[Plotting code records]
· · ·

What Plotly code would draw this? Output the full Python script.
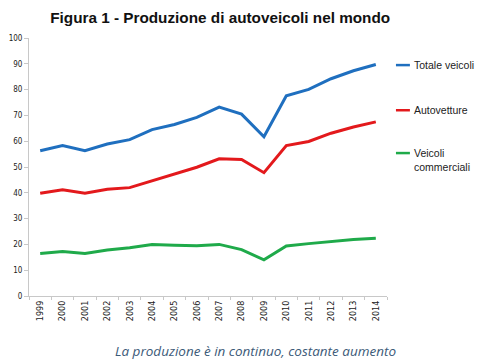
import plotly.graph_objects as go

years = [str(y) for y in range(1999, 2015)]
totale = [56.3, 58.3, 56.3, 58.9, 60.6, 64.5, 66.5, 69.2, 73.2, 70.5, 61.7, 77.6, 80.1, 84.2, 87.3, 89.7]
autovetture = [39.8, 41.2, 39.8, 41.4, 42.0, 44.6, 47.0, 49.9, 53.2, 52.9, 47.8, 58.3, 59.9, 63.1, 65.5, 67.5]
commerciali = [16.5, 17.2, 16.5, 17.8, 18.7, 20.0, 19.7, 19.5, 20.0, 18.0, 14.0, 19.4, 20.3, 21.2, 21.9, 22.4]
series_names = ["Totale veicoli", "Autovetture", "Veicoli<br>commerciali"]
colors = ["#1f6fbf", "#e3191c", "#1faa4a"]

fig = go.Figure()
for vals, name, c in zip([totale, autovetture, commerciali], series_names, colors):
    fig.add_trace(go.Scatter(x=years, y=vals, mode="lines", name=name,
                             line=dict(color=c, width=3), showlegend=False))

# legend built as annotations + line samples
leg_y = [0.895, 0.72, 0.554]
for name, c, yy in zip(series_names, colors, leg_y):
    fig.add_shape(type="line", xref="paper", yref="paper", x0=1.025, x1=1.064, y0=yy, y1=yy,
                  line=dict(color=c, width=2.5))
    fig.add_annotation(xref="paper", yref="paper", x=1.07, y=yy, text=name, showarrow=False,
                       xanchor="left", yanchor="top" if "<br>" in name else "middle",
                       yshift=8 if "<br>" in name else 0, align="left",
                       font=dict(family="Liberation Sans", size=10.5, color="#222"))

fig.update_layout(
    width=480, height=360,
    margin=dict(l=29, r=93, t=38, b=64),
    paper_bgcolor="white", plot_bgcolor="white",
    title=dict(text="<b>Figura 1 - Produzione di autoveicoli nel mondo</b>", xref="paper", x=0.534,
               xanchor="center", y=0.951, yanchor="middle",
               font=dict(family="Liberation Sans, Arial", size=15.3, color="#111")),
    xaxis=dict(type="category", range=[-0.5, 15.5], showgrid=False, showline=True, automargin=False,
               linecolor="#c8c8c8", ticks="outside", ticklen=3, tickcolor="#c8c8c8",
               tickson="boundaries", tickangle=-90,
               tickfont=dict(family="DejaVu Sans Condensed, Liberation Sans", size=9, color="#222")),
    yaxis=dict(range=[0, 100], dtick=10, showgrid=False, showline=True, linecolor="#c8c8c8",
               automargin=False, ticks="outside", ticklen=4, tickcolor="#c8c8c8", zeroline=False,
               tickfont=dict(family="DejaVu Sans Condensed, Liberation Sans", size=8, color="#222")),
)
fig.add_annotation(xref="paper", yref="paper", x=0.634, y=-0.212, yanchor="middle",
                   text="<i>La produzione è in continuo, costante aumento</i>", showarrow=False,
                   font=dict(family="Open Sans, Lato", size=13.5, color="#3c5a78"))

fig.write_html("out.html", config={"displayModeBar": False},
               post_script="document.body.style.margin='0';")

· · ·

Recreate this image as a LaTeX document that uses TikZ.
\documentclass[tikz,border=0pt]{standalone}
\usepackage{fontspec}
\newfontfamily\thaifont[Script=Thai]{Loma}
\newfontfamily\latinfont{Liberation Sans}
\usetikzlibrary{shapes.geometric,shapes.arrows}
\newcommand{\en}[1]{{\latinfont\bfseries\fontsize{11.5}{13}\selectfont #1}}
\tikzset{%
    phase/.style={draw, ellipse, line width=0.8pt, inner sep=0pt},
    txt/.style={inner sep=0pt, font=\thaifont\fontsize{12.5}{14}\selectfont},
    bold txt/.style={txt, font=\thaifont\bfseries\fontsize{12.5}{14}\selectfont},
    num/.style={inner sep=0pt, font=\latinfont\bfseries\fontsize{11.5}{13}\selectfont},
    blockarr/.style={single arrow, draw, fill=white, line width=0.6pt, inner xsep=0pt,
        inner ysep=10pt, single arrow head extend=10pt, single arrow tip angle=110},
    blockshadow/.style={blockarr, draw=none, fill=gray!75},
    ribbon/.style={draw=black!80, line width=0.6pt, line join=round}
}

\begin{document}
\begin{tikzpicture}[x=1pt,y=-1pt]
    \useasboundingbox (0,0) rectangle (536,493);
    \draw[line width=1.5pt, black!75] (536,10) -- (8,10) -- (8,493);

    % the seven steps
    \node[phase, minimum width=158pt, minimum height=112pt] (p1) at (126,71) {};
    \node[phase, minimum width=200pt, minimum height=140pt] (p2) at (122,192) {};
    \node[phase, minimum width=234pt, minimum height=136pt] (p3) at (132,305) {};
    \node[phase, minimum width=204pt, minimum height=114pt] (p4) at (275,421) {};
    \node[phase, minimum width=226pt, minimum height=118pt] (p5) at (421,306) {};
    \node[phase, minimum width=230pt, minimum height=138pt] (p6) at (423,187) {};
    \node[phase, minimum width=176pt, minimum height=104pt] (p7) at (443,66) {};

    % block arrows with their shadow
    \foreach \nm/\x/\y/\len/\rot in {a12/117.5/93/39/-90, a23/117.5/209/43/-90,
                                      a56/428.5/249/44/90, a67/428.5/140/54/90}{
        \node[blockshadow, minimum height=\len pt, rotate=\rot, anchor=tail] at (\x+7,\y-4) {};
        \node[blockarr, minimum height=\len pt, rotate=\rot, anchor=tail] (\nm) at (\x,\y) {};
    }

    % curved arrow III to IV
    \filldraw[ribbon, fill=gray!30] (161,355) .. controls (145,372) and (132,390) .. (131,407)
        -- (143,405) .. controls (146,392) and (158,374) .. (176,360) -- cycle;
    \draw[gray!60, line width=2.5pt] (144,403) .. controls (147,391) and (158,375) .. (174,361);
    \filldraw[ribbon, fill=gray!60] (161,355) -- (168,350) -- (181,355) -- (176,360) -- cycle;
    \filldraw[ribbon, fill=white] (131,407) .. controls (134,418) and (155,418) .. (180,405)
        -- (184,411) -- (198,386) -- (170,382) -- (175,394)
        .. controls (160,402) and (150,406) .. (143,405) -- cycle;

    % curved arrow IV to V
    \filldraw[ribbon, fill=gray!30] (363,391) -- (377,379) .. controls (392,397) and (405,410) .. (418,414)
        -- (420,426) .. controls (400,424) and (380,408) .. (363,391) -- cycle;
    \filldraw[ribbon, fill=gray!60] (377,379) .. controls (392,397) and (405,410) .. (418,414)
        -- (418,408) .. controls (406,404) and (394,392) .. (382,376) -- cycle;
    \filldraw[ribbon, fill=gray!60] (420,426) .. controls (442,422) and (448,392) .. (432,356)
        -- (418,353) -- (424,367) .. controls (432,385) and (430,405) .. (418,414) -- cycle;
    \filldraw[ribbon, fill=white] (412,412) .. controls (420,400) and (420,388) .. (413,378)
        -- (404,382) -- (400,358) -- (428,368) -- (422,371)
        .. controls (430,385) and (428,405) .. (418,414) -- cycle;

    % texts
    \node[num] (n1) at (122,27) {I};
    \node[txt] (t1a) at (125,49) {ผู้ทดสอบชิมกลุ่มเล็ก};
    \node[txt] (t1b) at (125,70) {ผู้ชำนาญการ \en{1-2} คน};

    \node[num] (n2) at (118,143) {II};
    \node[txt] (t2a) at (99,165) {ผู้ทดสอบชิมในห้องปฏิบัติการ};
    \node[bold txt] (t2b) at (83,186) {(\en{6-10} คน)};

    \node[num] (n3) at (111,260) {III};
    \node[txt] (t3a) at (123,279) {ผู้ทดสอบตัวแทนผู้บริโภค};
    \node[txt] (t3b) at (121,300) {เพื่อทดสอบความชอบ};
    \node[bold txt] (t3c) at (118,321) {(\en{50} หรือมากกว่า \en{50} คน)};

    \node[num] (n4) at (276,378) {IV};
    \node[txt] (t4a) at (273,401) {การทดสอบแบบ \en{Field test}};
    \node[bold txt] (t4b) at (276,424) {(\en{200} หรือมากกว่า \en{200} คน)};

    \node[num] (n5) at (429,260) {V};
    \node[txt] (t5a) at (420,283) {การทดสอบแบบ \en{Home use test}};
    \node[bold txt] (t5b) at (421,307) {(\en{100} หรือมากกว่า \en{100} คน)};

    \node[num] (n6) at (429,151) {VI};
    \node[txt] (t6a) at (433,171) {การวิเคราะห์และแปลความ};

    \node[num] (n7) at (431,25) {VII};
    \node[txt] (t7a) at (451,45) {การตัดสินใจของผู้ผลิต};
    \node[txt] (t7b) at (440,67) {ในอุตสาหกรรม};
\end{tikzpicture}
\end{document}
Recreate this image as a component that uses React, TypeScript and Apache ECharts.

· · ·

> TASK TO COMPLETE:
The first line to give again is the one with "What Plotly code", and the last is the one with "line=dict(color=c, width=3), showlegend=False))". Repeat them and everything between exactly, minus the pictures.

> SOLUTION TO THE PROBLEM:
What Plotly code would draw this? Output the full Python script.
import plotly.graph_objects as go

years = [str(y) for y in range(1999, 2015)]
totale = [56.3, 58.3, 56.3, 58.9, 60.6, 64.5, 66.5, 69.2, 73.2, 70.5, 61.7, 77.6, 80.1, 84.2, 87.3, 89.7]
autovetture = [39.8, 41.2, 39.8, 41.4, 42.0, 44.6, 47.0, 49.9, 53.2, 52.9, 47.8, 58.3, 59.9, 63.1, 65.5, 67.5]
commerciali = [16.5, 17.2, 16.5, 17.8, 18.7, 20.0, 19.7, 19.5, 20.0, 18.0, 14.0, 19.4, 20.3, 21.2, 21.9, 22.4]
series_names = ["Totale veicoli", "Autovetture", "Veicoli<br>commerciali"]
colors = ["#1f6fbf", "#e3191c", "#1faa4a"]

fig = go.Figure()
for vals, name, c in zip([totale, autovetture, commerciali], series_names, colors):
    fig.add_trace(go.Scatter(x=years, y=vals, mode="lines", name=name,
                             line=dict(color=c, width=3), showlegend=False))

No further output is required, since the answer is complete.